ーチーム全体のコミュニケーションが増えているようだが

 コーチ陣とも全員とうまくやれていると思うし、すごくいいチームだなと思う。CSでちゃんと、(CSに)出られたら、勝機はあるかなと思います。

ー次節に向けての意気込みは

 今日と同じような強度とオフェンスがやれれば、絶対勝てると思っている。相手関係なしに自分たちらしくプレーすることにこだわりたいなと思います。

ケーレブ・ターズースキーの三遠戦後のコメント

ー三遠戦・第2戦の総括

 両日ともに自分たちの欲しい結果ではなかったが、その中でもプレーできる選手たち全員がワンステップ、レベルアップした状態でプレーできたと思う。この試合40分間を通して、群馬クレインサンダーズのスピリットやエナジー、戦う姿勢というのは皆さんにお見せできたと思う。

記者の質問に答えるケーレブ・ターズースキー©Basketball News 2for1

ーインサイドに入っていけない我慢の時間が長かったが、第4Qに自らファウルをもらって得点した場面はどう評価しているか

 三遠さんは全体的にフィジカルにプレーするチームだが、ペイント内は特に外国籍とのところもあって、かなり難しい試合だったなと個人的にも感じている。その中で自分ができること、相手がフィジカルならこっちもフィジカルにやるというような、『自分がコントロールできることだけをコントロールする』しかない。自分のやれることはしっかりやろうと思っていたので、あそこでファウルをもらえたのは良かったです。

ー時にファウルになってしまっても体を張っていくというメンタリティは、自身の経験からか

 自分がコントロールできないことはコントロールできない。
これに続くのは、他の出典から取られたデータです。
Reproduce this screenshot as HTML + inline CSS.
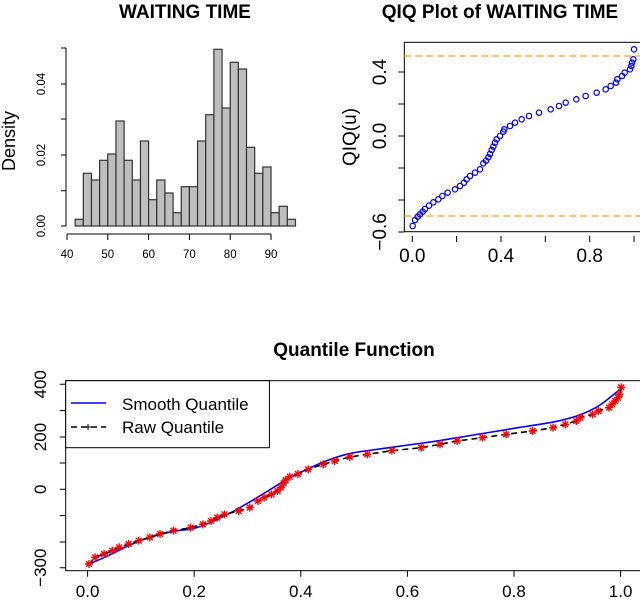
<!DOCTYPE html>
<html><head><meta charset="utf-8"><style>
html,body{margin:0;padding:0;background:#fff}
svg{display:block;font-family:"Liberation Sans",Arial,sans-serif}
</style></head><body>
<svg id="s" width="640" height="601" viewBox="0 0 640 601" xmlns="http://www.w3.org/2000/svg">
<text x="185" y="18" font-size="19" font-weight="bold" text-anchor="middle">WAITING TIME</text>
<g id="hist" fill="#bebebe" stroke="#333" stroke-width="1.2"></g>
<g stroke="#000" stroke-width="1" fill="none">
<path d="M66,48V226M66,48H61M66,84H61M66,119H61M66,155H61M66,190.7H61M66,226H61"/>
<path d="M67,234H271M67,234v6M107.8,234v6M148.6,234v6M189.4,234v6M230.2,234v6M271,234v6"/>
</g>
<g font-size="11.5" text-anchor="middle">
<text x="67" y="258">40</text><text x="107.8" y="258">50</text><text x="148.6" y="258">60</text><text x="189.4" y="258">70</text><text x="230.2" y="258">80</text><text x="271" y="258">90</text>
<text transform="translate(45,226) rotate(-90)">0.00</text>
<text transform="translate(45,155) rotate(-90)">0.02</text>
<text transform="translate(45,84) rotate(-90)">0.04</text>
</g>
<text transform="translate(15,141) rotate(-90)" font-size="18" text-anchor="middle">Density</text>

<text x="500" y="18" font-size="19" font-weight="bold" text-anchor="middle">QIQ Plot of WAITING TIME</text>
<rect x="404.3" y="42.3" width="300" height="189.4" fill="none" stroke="#000" stroke-width="1"/>
<g stroke="orange" stroke-width="1.3" stroke-dasharray="7,4"><path d="M404.3,56H640M404.3,216H640"/></g>
<g id="qiq" fill="none" stroke="#0000ff" stroke-width="1.2"></g>
<g stroke="#000" stroke-width="1"><path d="M404.3,72h-6M404.3,104h-6M404.3,136h-6M404.3,168h-6M404.3,200h-6M404.3,232h-6"/>
<path d="M412.3,236v6M456.6,236v6M501,236v6M545.3,236v6M589.7,236v6M634,236v6"/></g>
<g font-size="19" text-anchor="middle">
<text x="412.3" y="262">0.0</text><text x="501" y="262">0.4</text><text x="589.7" y="262">0.8</text>
<text transform="translate(386,72) rotate(-90)">0.4</text>
<text transform="translate(386,136) rotate(-90)">0.0</text>
<text transform="translate(386,232) rotate(-90)">−0.6</text>
<text transform="translate(356,137) rotate(-90)">QIQ(u)</text>
</g>

<text x="354" y="356" font-size="19" font-weight="bold" text-anchor="middle">Quantile Function</text>
<rect x="65.7" y="380.7" width="600" height="190" fill="none" stroke="#000" stroke-width="1"/>
<path id="blue" fill="none" stroke="#0000ff" stroke-width="1.6"/>
<path id="raw" fill="none" stroke="#000" stroke-width="1.6" stroke-dasharray="6,4"/>
<g id="stars" stroke="#ff0000" stroke-width="1.4"></g>
<g stroke="#000" stroke-width="1">
<path d="M65.7,384.3h-6M65.7,410.6h-6M65.7,437h-6M65.7,463h-6M65.7,489.3h-6M65.7,515.6h-6M65.7,542h-6M65.7,567.7h-6"/>
<path d="M87.6,570.7v6M194.2,570.7v6M300.8,570.7v6M407.4,570.7v6M514,570.7v6M620.6,570.7v6"/>
</g>
<g font-size="17" text-anchor="middle">
<text x="87.6" y="597">0.0</text><text x="194.2" y="597">0.2</text><text x="300.8" y="597">0.4</text><text x="407.4" y="597">0.6</text><text x="514" y="597">0.8</text><text x="620.6" y="597">1.0</text>
<text transform="translate(46,384.3) rotate(-90)">400</text>
<text transform="translate(46,437) rotate(-90)">200</text>
<text transform="translate(46,489.3) rotate(-90)">0</text>
<text transform="translate(46,567.7) rotate(-90)">−300</text>
</g>
<rect x="65.7" y="380.7" width="203.7" height="67" fill="#fff" stroke="#000" stroke-width="1"/>
<path d="M71,403H106" stroke="#0000ff" stroke-width="1.6"/>
<path d="M71,427H106" stroke="#000" stroke-width="1.6" stroke-dasharray="6,4"/>
<g font-size="17"><text x="122" y="410">Smooth Quantile</text><text x="122" y="433">Raw Quantile</text></g>
<path d="M85,427h6M88,424v6" stroke="#000" stroke-width="1"/>
</svg>
<script>
var NS="http://www.w3.org/2000/svg";
function el(p,t,a){var e=document.createElementNS(NS,t);for(var k in a)e.setAttribute(k,a[k]);p.appendChild(e);return e;}
var tops=[219.3,173.3,180,160.3,154,121,160.3,180,141,199.7,180,193,212.7,186.7,186.7,141,114.7,49.3,108,62.3,69,147.3,173.3,167,212.7,206.3,219.3];
var h=document.getElementById('hist');
tops.forEach(function(t,i){var x=67+(42+2*i-40)*4.08;el(h,'rect',{x:x,y:t,width:8.16,height:226-t});});
var q=[[278,678],[285,660],[293,650],[300,643],[308,635],[315,627],[327,617],[340,607],[355,598],[367,588],[383,578],[405,568],[420,558],[432,548],[440,538],[450,528],[465,518],[480,508],[490,490],[498,482],[505,472],[510,462],[515,450],[520,440],[525,428],[530,418],[540,408],[550,395],[553,388],[570,378],[585,368],[605,358],[627,348],[657,338],[692,328],[717,318],[737,308],[769,298],[797,288],[830,278],[857,268],[872,258],[888,248],[892,238],[906,228],[914,218],[930,208],[934,198],[936,188],[940,178],[942,148]];
var g=document.getElementById('qiq');
q.forEach(function(p){el(g,'circle',{cx:320+p[0]/3,cy:p[1]/3,r:2.7});});
function tx(p){return [p[0]/2.45,330+p[1]/3];}
function smooth(pts){var P=pts.map(tx),d='M'+P[0][0].toFixed(1)+','+P[0][1].toFixed(1);
for(var i=0;i<P.length-1;i++){var p0=P[i-1]||P[i],p1=P[i],p2=P[i+1],p3=P[i+2]||p2;
var c1=[p1[0]+(p2[0]-p0[0])/6,p1[1]+(p2[1]-p0[1])/6],c2=[p2[0]-(p3[0]-p1[0])/6,p2[1]-(p3[1]-p1[1])/6];
d+='C'+c1.map(v=>v.toFixed(1))+' '+c2.map(v=>v.toFixed(1))+' '+p2.map(v=>v.toFixed(1));}return d;}
var b=[[213,705],[260,680],[310,650],[360,625],[420,605],[475,595],[520,575],[570,545],[620,510],[660,480],[700,450],[740,425],[800,392],[860,370],[960,352],[1060,335],[1160,315],[1260,295],[1360,275],[1420,255],[1470,225],[1522,175]];
document.getElementById('blue').setAttribute('d',smooth(b));
var r=[[218,702],[233,682],[255,672],[275,662],[292,652],[315,642],[340,632],[367,622],[392,612],[425,602],[467,593],[497,583],[517,573],[532,563],[550,553],[585,543],[612,533],[632,513],[647,503],[665,493],[680,483],[688,473],[695,460],[700,450],[710,440],[730,432],[755,418],[792,403],[820,393],[857,381],[900,373],[960,362],[1032,353],[1078,343],[1120,333],[1182,323],[1240,313],[1305,303],[1355,293],[1385,283],[1412,273],[1422,263],[1452,253],[1466,243],[1492,233],[1500,223],[1507,213],[1514,203],[1518,193],[1522,172]];
document.getElementById('raw').setAttribute('d','M'+r.map(function(p){return tx(p).map(v=>v.toFixed(1)).join(',');}).join('L'));
var s=document.getElementById('stars');
r.forEach(function(p){var c=tx(p),x=c[0],y=c[1],d=4,e=2.9;
el(s,'path',{d:'M'+(x-d)+','+y+'H'+(x+d)+'M'+x+','+(y-d)+'V'+(y+d)+'M'+(x-e)+','+(y-e)+'L'+(x+e)+','+(y+e)+'M'+(x-e)+','+(y+e)+'L'+(x+e)+','+(y-e)});});
</script>
</body></html>
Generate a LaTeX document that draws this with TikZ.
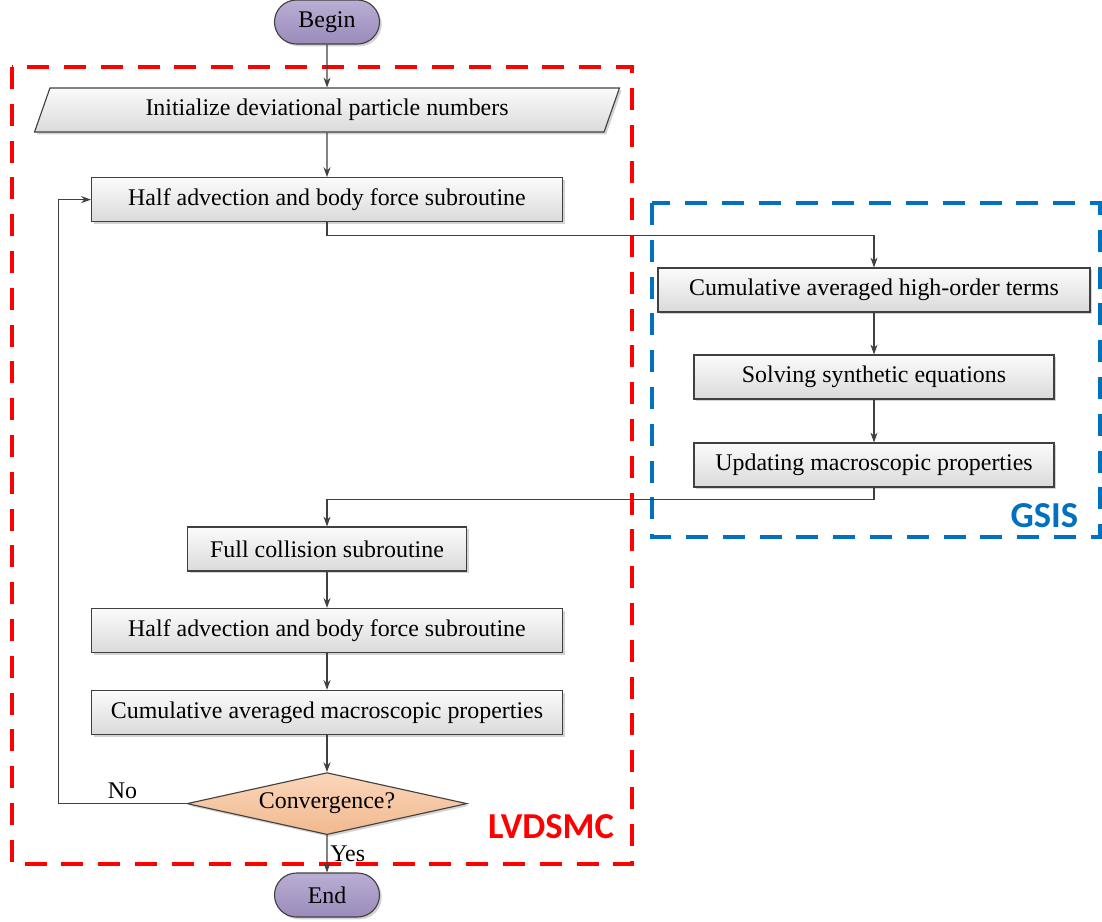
\documentclass[tikz,border=0pt]{standalone}
\usepackage{fontspec}
\setmainfont{Liberation Serif}
\newfontfamily\tagfont{Carlito}
\usepackage{xcolor}
\usepackage{tikz}
\usetikzlibrary{
  shapes.misc,
  shapes.geometric,
  arrows.meta,
  shadows
}

\definecolor{boxtop}{HTML}{FBFBFB}
\definecolor{boxbot}{HTML}{DADADA}
\definecolor{termtop}{HTML}{BAAED4}
\definecolor{termbot}{HTML}{9A8BBB}
\definecolor{dectop}{HTML}{FAD6BA}
\definecolor{decbot}{HTML}{F1B98F}
\definecolor{edge}{HTML}{404040}
\definecolor{lvred}{HTML}{FF0000}
\definecolor{gsblue}{HTML}{0070C0}

\begin{document}
\begin{tikzpicture}[%styles
          process/.style={
              draw=edge,
              line width=0.8pt,
              top color=boxtop,
              bottom color=boxbot,
              drop shadow={shadow xshift=1.6pt,shadow yshift=-1.6pt,opacity=0.35},
              minimum height=1.1cm,
              inner sep=0pt,
              font=\fontsize{17}{20}\selectfont
            },terminal/.style={
              process,
              rounded rectangle,
              top color=termtop,
              bottom color=termbot,
              minimum width=2.625cm
            },decision/.style={
              process,
              diamond,
              aspect=4.5,
              top color=dectop,
              bottom color=decbot,
              minimum width=7cm,
              minimum height=1.55cm
            },inout/.style={
              process,
              trapezium,
              trapezium left angle=65,
              trapezium right angle=115,
              trapezium stretches=true,
              minimum width=14.65cm
            },flow/.style={
              draw=edge,
              line width=0.8pt,
              -{Stealth[length=7pt,width=5pt]}
            },frame/.style={
              line width=2.2pt,
              dash pattern=on 0.55cm off 0.37cm
            },tag/.style={
              font=\tagfont\bfseries\fontsize{26}{30}\selectfont
            }
        ]

        % picture size
        \useasboundingbox (0,0) rectangle (27.55,-23.025);

        % dashed frames
        \draw[frame, lvred] (0.3,-1.675) rectangle (15.8,-21.6);
        \draw[frame, gsblue] (16.3,-5.075) rectangle (27.5,-13.425);
        \node[tag, text=lvred, anchor=east] (lvdsmc) at (15.475,-20.675) {LVDSMC};
        \node[tag, text=gsblue] (gsis) at (26.11,-12.9) {GSIS};

        % left column
        \node[terminal] (begin) at (8.175,-0.55) {Begin};
        \node[inout] (init) at (8.175,-2.75) {Initialize deviational particle numbers};
        \node[process, minimum width=11.775cm] (half1) at (8.175,-4.99) {Half advection and body force subroutine};
        \node[process, minimum width=6.975cm] (coll) at (8.175,-13.725) {Full collision subroutine};
        \node[process, minimum width=11.775cm] (half2) at (8.175,-15.76) {Half advection and body force subroutine};
        \node[process, minimum width=11.775cm] (cum) at (8.175,-17.81) {Cumulative averaged macroscopic properties};
        \node[decision] (conv) at (8.175,-20.09) {Convergence?};
        \node[terminal] (end) at (8.175,-22.375) {End};

        % right column
        \node[process, minimum width=10.8cm] (high) at (21.85,-7.25) {Cumulative averaged high-order terms};
        \node[process, minimum width=9cm] (synth) at (21.85,-9.425) {Solving synthetic equations};
        \node[process, minimum width=9cm] (update) at (21.85,-11.625) {Updating macroscopic properties};

        % connectors
        \draw[flow] (begin) -- (init);
        \draw[flow] (init) -- (half1);
        \draw[flow] (half1.south) -- ++(0,-0.33) -| (high);
        \draw[flow] (high) -- (synth);
        \draw[flow] (synth) -- (update);
        \draw[flow] (update.south) -- ++(0,-0.3) -| (coll);
        \draw[flow] (coll) -- (half2);
        \draw[flow] (half2) -- (cum);
        \draw[flow] (cum) -- (conv);
        \draw[flow] (conv.west) -- ++(-3.2,0) node[midway,above,font=\fontsize{17}{20}\selectfont]{No} |- (half1.west);
        \draw[flow] (conv) -- (end) node[midway,right,inner sep=2pt,font=\fontsize{17}{20}\selectfont]{Yes};

      \end{tikzpicture}
\end{document}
自分のコントロールできることはできる。というのがバスケットボールではなくても人生の中でも色々あると思う。そう思っているので、コントロールできないことに関しては仕方がない。自分がプレーしている中でファウルになってしまったら、自分がコントロールしようと思ってしたものではない。自分の人生の経験で、できることだけをやるというのが自分の中でのトーンセットみたいなものなので、そういうところからきているのかなと思う。

ー自身からハドルを組むなど、チームのコミュニケーションが増しているなという雰囲気は感じているか

 自分がこのチームでプレーできること、この組織の中でプレーできていて、このチームの中の一人になれていることは自分の中でとても嬉しいことで誇りに思っている。その中で必要な時に自然と起こっていることなので、意識して「ハドルを組もう」という形ではない。選手それぞれが自然とやっている部分かなと思うし、チーム全体が家族だと思っているので一つにならなければいけない状況にそうなれているのであればいいかなと思う。

ー次節の越谷戦、週末の茨城戦、そしてCSにむけての思いは

 プレーオフ進出というのはシーズン始まった時から大きなゴールとして自分たちにあるので、もちろんそこに向かってまだ頑張っている最中です。自分たちは日頃から言っているんですが「一試合一試合が大事」という話をしているので、大きな先(CS)に辿り着きたいですが、まずは越谷戦が大事になってくる。しっかり明日休んで、次の練習で、メンタル面でもフィジカル面でも準備された状態でゲームに進めたら、それが自分たちの辿り着きたいところに引っぱっていってくれることになるかなと思う。